Task goal: Leave out the pictures; transcribe all else exactly.

Data segment:

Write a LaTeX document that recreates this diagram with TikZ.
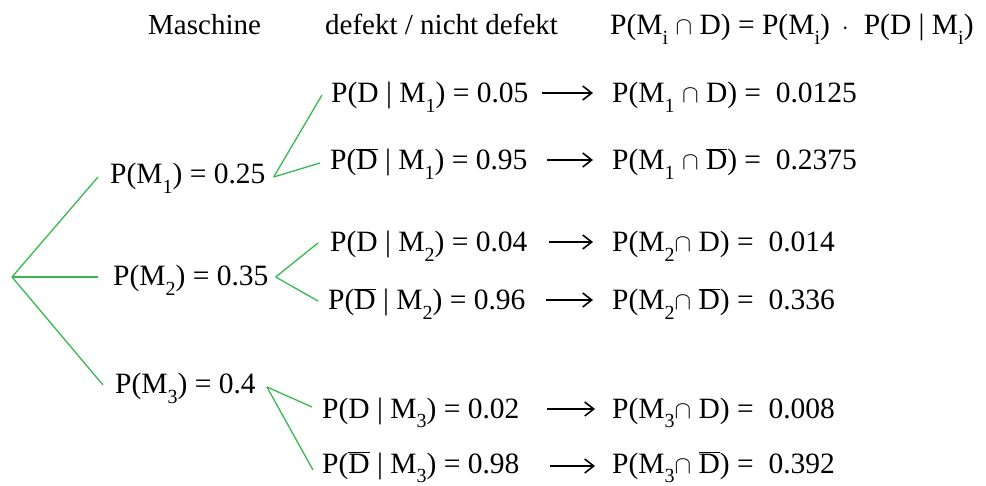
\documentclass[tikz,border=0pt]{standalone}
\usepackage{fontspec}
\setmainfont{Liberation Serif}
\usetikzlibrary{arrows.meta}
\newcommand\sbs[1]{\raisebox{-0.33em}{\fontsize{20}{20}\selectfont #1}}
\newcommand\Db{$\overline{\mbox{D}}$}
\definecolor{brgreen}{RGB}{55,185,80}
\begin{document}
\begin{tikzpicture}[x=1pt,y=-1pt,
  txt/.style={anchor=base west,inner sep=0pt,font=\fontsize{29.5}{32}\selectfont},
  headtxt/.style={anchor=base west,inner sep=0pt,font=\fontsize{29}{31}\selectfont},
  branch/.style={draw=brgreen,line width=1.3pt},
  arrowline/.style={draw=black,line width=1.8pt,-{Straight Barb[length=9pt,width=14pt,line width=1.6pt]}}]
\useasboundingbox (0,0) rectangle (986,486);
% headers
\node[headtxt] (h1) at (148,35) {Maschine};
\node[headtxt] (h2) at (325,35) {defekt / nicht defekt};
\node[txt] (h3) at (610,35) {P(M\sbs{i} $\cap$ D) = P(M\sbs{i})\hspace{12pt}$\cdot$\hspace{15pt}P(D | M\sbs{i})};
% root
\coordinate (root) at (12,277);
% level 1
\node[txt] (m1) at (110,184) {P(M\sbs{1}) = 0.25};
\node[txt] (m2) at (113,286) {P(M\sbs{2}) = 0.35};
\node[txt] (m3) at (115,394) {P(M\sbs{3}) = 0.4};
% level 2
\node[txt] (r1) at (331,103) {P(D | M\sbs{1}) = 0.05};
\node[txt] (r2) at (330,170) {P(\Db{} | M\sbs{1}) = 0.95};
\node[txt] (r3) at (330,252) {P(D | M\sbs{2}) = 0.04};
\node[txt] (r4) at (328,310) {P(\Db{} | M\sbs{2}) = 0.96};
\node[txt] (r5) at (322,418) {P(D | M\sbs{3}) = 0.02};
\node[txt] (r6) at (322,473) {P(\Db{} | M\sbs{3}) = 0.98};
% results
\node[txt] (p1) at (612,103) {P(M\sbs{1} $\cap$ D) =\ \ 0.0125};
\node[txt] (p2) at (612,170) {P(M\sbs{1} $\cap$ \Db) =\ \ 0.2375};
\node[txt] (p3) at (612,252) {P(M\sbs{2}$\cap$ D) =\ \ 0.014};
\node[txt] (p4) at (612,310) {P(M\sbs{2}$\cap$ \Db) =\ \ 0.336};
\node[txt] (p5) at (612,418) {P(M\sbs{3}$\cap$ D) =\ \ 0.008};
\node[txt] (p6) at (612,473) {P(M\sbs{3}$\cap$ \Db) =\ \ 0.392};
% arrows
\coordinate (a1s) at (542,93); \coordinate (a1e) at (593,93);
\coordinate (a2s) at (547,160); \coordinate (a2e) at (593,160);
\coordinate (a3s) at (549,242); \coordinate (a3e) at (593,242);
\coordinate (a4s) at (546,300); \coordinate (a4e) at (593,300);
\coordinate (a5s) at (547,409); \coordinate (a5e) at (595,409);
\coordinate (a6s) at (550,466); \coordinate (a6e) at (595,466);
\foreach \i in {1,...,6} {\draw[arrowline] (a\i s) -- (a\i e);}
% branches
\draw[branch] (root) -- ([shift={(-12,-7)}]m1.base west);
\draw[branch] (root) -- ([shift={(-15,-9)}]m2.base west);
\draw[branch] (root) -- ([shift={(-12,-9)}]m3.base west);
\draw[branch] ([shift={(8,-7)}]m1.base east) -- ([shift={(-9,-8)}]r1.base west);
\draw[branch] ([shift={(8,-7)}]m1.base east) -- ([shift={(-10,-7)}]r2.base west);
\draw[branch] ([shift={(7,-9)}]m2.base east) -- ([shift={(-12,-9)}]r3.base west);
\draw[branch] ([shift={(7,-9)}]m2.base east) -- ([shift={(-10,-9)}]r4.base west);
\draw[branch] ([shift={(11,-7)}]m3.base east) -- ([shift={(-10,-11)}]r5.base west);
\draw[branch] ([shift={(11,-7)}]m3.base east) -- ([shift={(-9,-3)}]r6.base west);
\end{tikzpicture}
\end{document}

Result below:
Write a LaTeX document that recreates this diagram with TikZ.
\documentclass[tikz,border=0pt]{standalone}
\usepackage{fontspec}
\setmainfont{Liberation Serif}
\usetikzlibrary{arrows.meta}
\newcommand\sbs[1]{\raisebox{-0.33em}{\fontsize{20}{20}\selectfont #1}}
\newcommand\Db{$\overline{\mbox{D}}$}
\definecolor{brgreen}{RGB}{55,185,80}
\begin{document}
\begin{tikzpicture}[x=1pt,y=-1pt,
  txt/.style={anchor=base west,inner sep=0pt,font=\fontsize{29.5}{32}\selectfont},
  headtxt/.style={anchor=base west,inner sep=0pt,font=\fontsize{29}{31}\selectfont},
  branch/.style={draw=brgreen,line width=1.3pt},
  arrowline/.style={draw=black,line width=1.8pt,-{Straight Barb[length=9pt,width=14pt,line width=1.6pt]}}]
\useasboundingbox (0,0) rectangle (986,486);
% headers
\node[headtxt] (h1) at (148,35) {Maschine};
\node[headtxt] (h2) at (325,35) {defekt / nicht defekt};
\node[txt] (h3) at (610,35) {P(M\sbs{i} $\cap$ D) = P(M\sbs{i})\hspace{12pt}$\cdot$\hspace{15pt}P(D | M\sbs{i})};
% root
\coordinate (root) at (12,277);
% level 1
\node[txt] (m1) at (110,184) {P(M\sbs{1}) = 0.25};
\node[txt] (m2) at (113,286) {P(M\sbs{2}) = 0.35};
\node[txt] (m3) at (115,394) {P(M\sbs{3}) = 0.4};
% level 2
\node[txt] (r1) at (331,103) {P(D | M\sbs{1}) = 0.05};
\node[txt] (r2) at (330,170) {P(\Db{} | M\sbs{1}) = 0.95};
\node[txt] (r3) at (330,252) {P(D | M\sbs{2}) = 0.04};
\node[txt] (r4) at (328,310) {P(\Db{} | M\sbs{2}) = 0.96};
\node[txt] (r5) at (322,418) {P(D | M\sbs{3}) = 0.02};
\node[txt] (r6) at (322,473) {P(\Db{} | M\sbs{3}) = 0.98};
% results
\node[txt] (p1) at (612,103) {P(M\sbs{1} $\cap$ D) =\ \ 0.0125};
\node[txt] (p2) at (612,170) {P(M\sbs{1} $\cap$ \Db) =\ \ 0.2375};
\node[txt] (p3) at (612,252) {P(M\sbs{2}$\cap$ D) =\ \ 0.014};
\node[txt] (p4) at (612,310) {P(M\sbs{2}$\cap$ \Db) =\ \ 0.336};
\node[txt] (p5) at (612,418) {P(M\sbs{3}$\cap$ D) =\ \ 0.008};
\node[txt] (p6) at (612,473) {P(M\sbs{3}$\cap$ \Db) =\ \ 0.392};
% arrows
\coordinate (a1s) at (542,93); \coordinate (a1e) at (593,93);
\coordinate (a2s) at (547,160); \coordinate (a2e) at (593,160);
\coordinate (a3s) at (549,242); \coordinate (a3e) at (593,242);
\coordinate (a4s) at (546,300); \coordinate (a4e) at (593,300);
\coordinate (a5s) at (547,409); \coordinate (a5e) at (595,409);
\coordinate (a6s) at (550,466); \coordinate (a6e) at (595,466);
\foreach \i in {1,...,6} {\draw[arrowline] (a\i s) -- (a\i e);}
% branches
\draw[branch] (root) -- ([shift={(-12,-7)}]m1.base west);
\draw[branch] (root) -- ([shift={(-15,-9)}]m2.base west);
\draw[branch] (root) -- ([shift={(-12,-9)}]m3.base west);
\draw[branch] ([shift={(8,-7)}]m1.base east) -- ([shift={(-9,-8)}]r1.base west);
\draw[branch] ([shift={(8,-7)}]m1.base east) -- ([shift={(-10,-7)}]r2.base west);
\draw[branch] ([shift={(7,-9)}]m2.base east) -- ([shift={(-12,-9)}]r3.base west);
\draw[branch] ([shift={(7,-9)}]m2.base east) -- ([shift={(-10,-9)}]r4.base west);
\draw[branch] ([shift={(11,-7)}]m3.base east) -- ([shift={(-10,-11)}]r5.base west);
\draw[branch] ([shift={(11,-7)}]m3.base east) -- ([shift={(-9,-3)}]r6.base west);
\end{tikzpicture}
\end{document}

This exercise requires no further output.